Published online by Cambridge University Press: 13 October 2009
INTRODUCTION
Socrates' Final Myth of Hades
“And that, Echecrates, was the end of our companion, a man, who, among those of his time we knew, was – so we should say – the best, the wisest too, and the most just.”
Plato's Phaedo ends with this encomium of Socrates, and the dialogue is an illustration of these claims, portraying Socrates as a hero of philosophy who pursues its ideals up to the final moments of his life. Plato's character of Socrates in the Phaedo, whatever its relation to the actual historical Socrates, provides a model for the philosophic way of living that Plato advocates. The details of his last day of life, especially his conversations with his closest friends, serve as a medium for Plato to outline the nature and importance of what he calls philosophy. Socrates, as he contemplates the fate of his own soul after death, serves as a model for the philosophic life, a life concerned always with the realm of the unseen (τò ιδές).
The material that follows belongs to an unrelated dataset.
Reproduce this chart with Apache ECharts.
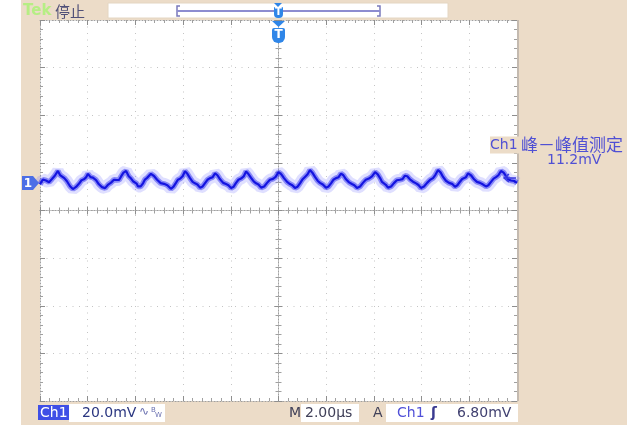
<!DOCTYPE html>
<html><head><meta charset="utf-8">
<script src="https://cdn.jsdelivr.net/npm/echarts@6/dist/echarts.min.js"></script>
<style>html,body{margin:0;padding:0;background:#fff;}#c{width:635px;height:425px;}</style>
</head><body><div id="c"></div>
<script>
const timeUs = [-10.00,-9.88,-9.75,-9.62,-9.50,-9.38,-9.25,-9.16,-9.08,-8.98,-8.87,-8.74,-8.62,-8.49,-8.36,-8.26,-8.16,-8.07,-7.99,-7.88,-7.78,-7.65,-7.53,-7.40,-7.27,-7.14,-7.02,-6.90,-6.77,-6.68,-6.60,-6.50,-6.39,-6.28,-6.18,-6.10,-6.02,-5.95,-5.89,-5.78,-5.68,-5.60,-5.51,-5.43,-5.35,-5.22,-5.09,-4.94,-4.80,-4.66,-4.51,-4.40,-4.30,-4.22,-4.13,-4.02,-3.92,-3.82,-3.71,-3.60,-3.50,-3.40,-3.29,-3.18,-3.08,-2.98,-2.87,-2.76,-2.66,-2.56,-2.45,-2.32,-2.20,-2.10,-1.99,-1.88,-1.78,-1.68,-1.57,-1.46,-1.36,-1.26,-1.15,-1.04,-0.94,-0.84,-0.73,-0.60,-0.48,-0.36,-0.23,-0.12,0.00,0.12,0.23,0.36,0.48,0.58,0.69,0.80,0.90,1.00,1.11,1.22,1.32,1.42,1.53,1.64,1.74,1.86,1.99,2.10,2.20,2.30,2.41,2.52,2.62,2.72,2.83,2.96,3.08,3.18,3.29,3.42,3.54,3.66,3.79,3.92,4.05,4.16,4.26,4.34,4.42,4.50,4.59,4.72,4.84,4.96,5.09,5.20,5.30,5.40,5.51,5.64,5.77,5.87,5.97,6.10,6.23,6.36,6.48,6.58,6.69,6.80,6.90,7.02,7.15,7.28,7.40,7.50,7.61,7.70,7.78,7.86,7.95,8.08,8.20,8.32,8.45,8.58,8.70,8.80,8.91,9.02,9.12,9.22,9.33,9.44,9.54,9.64,9.75,9.88,10.00];
const ch1mV = [11.0,13.0,12.6,11.9,13.2,14.6,16.6,14.9,14.2,13.6,12.3,10.2,9.0,9.9,11.3,12.7,13.1,13.9,15.4,14.0,13.8,12.8,11.0,9.8,9.4,10.9,11.7,12.9,12.8,12.9,14.3,15.9,16.6,14.4,13.4,12.3,11.8,11.3,10.1,10.1,11.4,13.0,13.7,13.9,15.4,14.5,12.9,11.5,11.2,10.6,9.1,10.0,11.6,12.9,13.3,14.4,16.5,15.4,13.6,12.0,11.4,10.9,9.6,10.1,11.5,12.9,13.6,14.0,15.6,14.8,13.1,11.6,11.1,10.6,9.4,10.0,11.6,12.9,13.4,14.3,16.4,15.3,13.7,12.2,11.4,10.9,9.6,10.1,11.6,12.9,13.3,14.1,16.1,15.2,13.6,12.0,11.1,10.6,9.5,10.0,11.4,13.0,14.1,15.2,17.0,15.9,14.1,12.5,11.6,10.9,9.6,10.1,11.4,12.9,13.6,14.0,15.5,14.8,13.1,11.8,11.1,10.6,9.5,10.1,11.6,12.9,13.4,14.3,16.1,15.2,13.6,12.0,11.4,10.8,9.6,10.1,11.5,12.7,12.9,13.2,14.6,14.4,13.1,12.1,11.4,10.7,9.5,10.1,11.6,12.9,13.6,15.0,17.0,15.9,14.1,12.5,11.6,11.2,10.0,10.6,12.1,13.2,13.4,14.0,15.6,14.7,13.1,12.0,11.6,10.9,10.1,10.6,12.0,13.4,14.0,14.8,16.6,15.9,14.4,13.0,12.6,12.4,11.6];
const voltRange = [-80, 80];     // 8 div x 20.0 mV
const voltStep = 20;
const timeRange = [-10, 10];     // 10 div x 2.00 us
const timeStep = 2;
const channelName = 'Ch1';
const voltScale = '20.0mV';
const timeScale = '2.00µs';
const trigLevel = '6.80mV';
const runState = '停止';
const measName = '峰－峰值测定';
const measValue = '11.2mV';

const trace = timeUs.map((t, i) => [t, ch1mV[i]]);

const BEIGE = '#ecdcc8';
const GRIDC = '#c4c4c4';
const mono = 'DejaVu Sans';
const cjk = 'Noto Sans CJK SC';

function axisCommon(onZero, showSplit) {
  return {
    axisLine: { show: true, onZero: onZero, lineStyle: { color: '#a0a0a0', width: 1, type: [1, 2] } },
    axisTick: { show: true, inside: true, length: onZero ? 4 : 5, lineStyle: { color: '#8e8e8e' } },
    minorTick: { show: true, splitNumber: 5, length: 3, lineStyle: { color: '#a0a0a0' } },
    axisLabel: { show: false },
    splitLine: { show: showSplit, lineStyle: { color: GRIDC, width: 1, type: [1, 5.5] } },
    minorSplitLine: { show: false }
  };
}
function xAx(pos, onZero, showSplit) {
  return Object.assign({ type: 'value', min: timeRange[0], max: timeRange[1], interval: timeStep, position: pos }, axisCommon(onZero, showSplit));
}
function yAx(pos, onZero, showSplit) {
  return Object.assign({ type: 'value', min: voltRange[0], max: voltRange[1], interval: voltStep, position: pos }, axisCommon(onZero, showSplit));
}

const chart = echarts.init(document.getElementById('c'), null, { renderer: 'canvas' });
const txt = (x, y, text, color, size, extra) => ({
  type: 'text', x: x, y: y, z: 20,
  style: Object.assign({ text: text, fill: color, font: (size || 14) + 'px "' + mono + '"', verticalAlign: 'middle' }, extra || {})
});

chart.setOption({
  animation: false,
  grid: { left: 40, top: 20, right: 118, bottom: 24, containLabel: false },
  xAxis: [xAx('bottom', false, true), xAx('top', false, false), xAx('bottom', true, false), xAx('top', true, false)],
  yAxis: [yAx('left', false, true), yAx('right', false, false), yAx('left', true, false), yAx('right', true, false)],
  series: [
    { type: 'line', data: trace, showSymbol: false, smooth: false, z: 3,
      lineStyle: { color: 'rgba(110,110,255,0.22)', width: 12 } },
    { type: 'line', data: trace, showSymbol: false, smooth: false, z: 4,
      lineStyle: { color: 'rgba(50,50,240,0.5)', width: 5.5 } },
    { type: 'line', data: trace, showSymbol: false, smooth: false, z: 5,
      lineStyle: { color: '#1414e0', width: 2.2 } }
  ],
  graphic: { elements: [
    { type: 'rect', z: -20, shape: { x: 21, y: 0, width: 606, height: 425 }, style: { fill: BEIGE } },
    { type: 'rect', z: -19, shape: { x: 40, y: 20, width: 477, height: 381 }, style: { fill: '#ffffff' } },
    { type: 'line', z: 1, shape: { x1: 518, y1: 20, x2: 518, y2: 401 }, style: { stroke: '#c4bab0', lineWidth: 2 } },
    // top bar
    txt(23, 11, 'Tek', '#b6ee84', 15, { font: 'bold 15px "' + mono + '"' }),
    txt(55, 11, runState, '#505078', 15, { font: '15px "' + cjk + '"' }),
    { type: 'rect', z: 10, shape: { x: 108, y: 3, width: 340, height: 15 }, style: { fill: '#ffffff', stroke: '#e4d6c2' } },
    { type: 'polyline', z: 11, shape: { points: [[180, 6], [177, 6], [177, 16], [180, 16]] }, style: { stroke: '#7a7abc', lineWidth: 1.5, fill: null } },
    { type: 'polyline', z: 11, shape: { points: [[377, 6], [380, 6], [380, 16], [377, 16]] }, style: { stroke: '#7a7abc', lineWidth: 1.5, fill: null } },
    { type: 'line', z: 11, shape: { x1: 177, y1: 11, x2: 380, y2: 11 }, style: { stroke: '#8c8cd0', lineWidth: 2 } },
    { type: 'polygon', z: 12, shape: { points: [[274, 3], [282, 3], [278, 7]] }, style: { fill: '#2f86e8' } },
    { type: 'rect', z: 12, shape: { x: 274, y: 7, width: 9, height: 11, r: [1, 1, 4, 4] }, style: { fill: '#2f86e8' } },
    txt(278.5, 12.5, 'T', '#ffffff', 10, { font: 'bold 10px "' + mono + '"', align: 'center' }),
    // trigger position marker on plot
    { type: 'polygon', z: 12, shape: { points: [[272, 21], [285, 21], [278.5, 27]] }, style: { fill: '#2f86e8' } },
    { type: 'rect', z: 12, shape: { x: 272, y: 28, width: 13, height: 15, r: [2, 2, 6, 6] }, style: { fill: '#2f86e8' } },
    txt(278.5, 35, 'T', '#ffffff', 12, { font: 'bold 12px "' + mono + '"', align: 'center' }),
    // channel ground marker
    { type: 'polygon', z: 12, shape: { points: [[22, 176], [33, 176], [39, 183], [33, 190], [22, 190]] }, style: { fill: '#4c6ee6' } },
    txt(28, 183.5, '1', '#ffffff', 12, { font: 'bold 12px "' + mono + '"', align: 'center' }),
    // trigger level arrow at right edge
    { type: 'polyline', z: 12, shape: { points: [[509, 174], [504, 178], [509, 182]] }, style: { stroke: '#3a3ae0', lineWidth: 1.5, fill: null } },
    { type: 'line', z: 12, shape: { x1: 504, y1: 178, x2: 516, y2: 178 }, style: { stroke: '#3a3ae0', lineWidth: 1.5 } },
    // measurement readout
    { type: 'text', x: 490, y: 145, z: 20, style: {
        text: '{a|' + channelName + '} {b|' + measName + '}', verticalAlign: 'middle', backgroundColor: BEIGE,
        rich: { a: { fill: '#5050d4', font: '14px "' + mono + '"' }, b: { fill: '#5050d4', font: '17px "' + cjk + '"' } } } },
    txt(547, 160, measValue, '#5050d4', 14),
    // bottom status row
    { type: 'rect', z: 10, shape: { x: 69, y: 404, width: 96, height: 18 }, style: { fill: '#ffffff' } },
    { type: 'rect', z: 10, shape: { x: 301, y: 404, width: 58, height: 18 }, style: { fill: '#ffffff' } },
    { type: 'rect', z: 10, shape: { x: 386, y: 404, width: 132, height: 18 }, style: { fill: '#ffffff' } },
    { type: 'rect', z: 11, shape: { x: 38, y: 405, width: 31, height: 15 }, style: { fill: '#3f4fe6' } },
    txt(40, 413, channelName, '#ffffff', 14),
    txt(82, 413, voltScale, '#2a3680', 14),
    txt(139, 412, '∿', '#6a70b0', 12),
    txt(151, 410, 'B', '#6a70b0', 7),
    txt(155, 415, 'W', '#6a70b0', 7),
    txt(289, 413, 'M', '#404058', 14),
    txt(305, 413, timeScale, '#404058', 14),
    txt(373, 413, 'A', '#404058', 14),
    txt(397, 413, channelName, '#5050d8', 14),
    txt(431, 413, 'ʃ', '#3a3a90', 14, { font: 'bold 14px "' + mono + '"' }),
    txt(457, 413, trigLevel, '#404070', 14)
  ] }
});
</script></body></html>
A philosopher to the end, Socrates spends his final hours in philosophic debate with his closest companions, discussing the nature of the soul and attempting to prove its immortality. After engaging in a series of fairly abstract dialectic arguments concerning the nature of the soul, Socrates concludes his arguments with a myth, a narrative describing the fate of the soul after death, as it tries to make its journey to the realm of the dead (“Aιδōυ). How does this myth fit in with the dialectic arguments? Many modern scholarly philosophical treatments of the dialogue simply ignore the final myth, treating it as a kind of optional extra, devoid of serious philosophical content.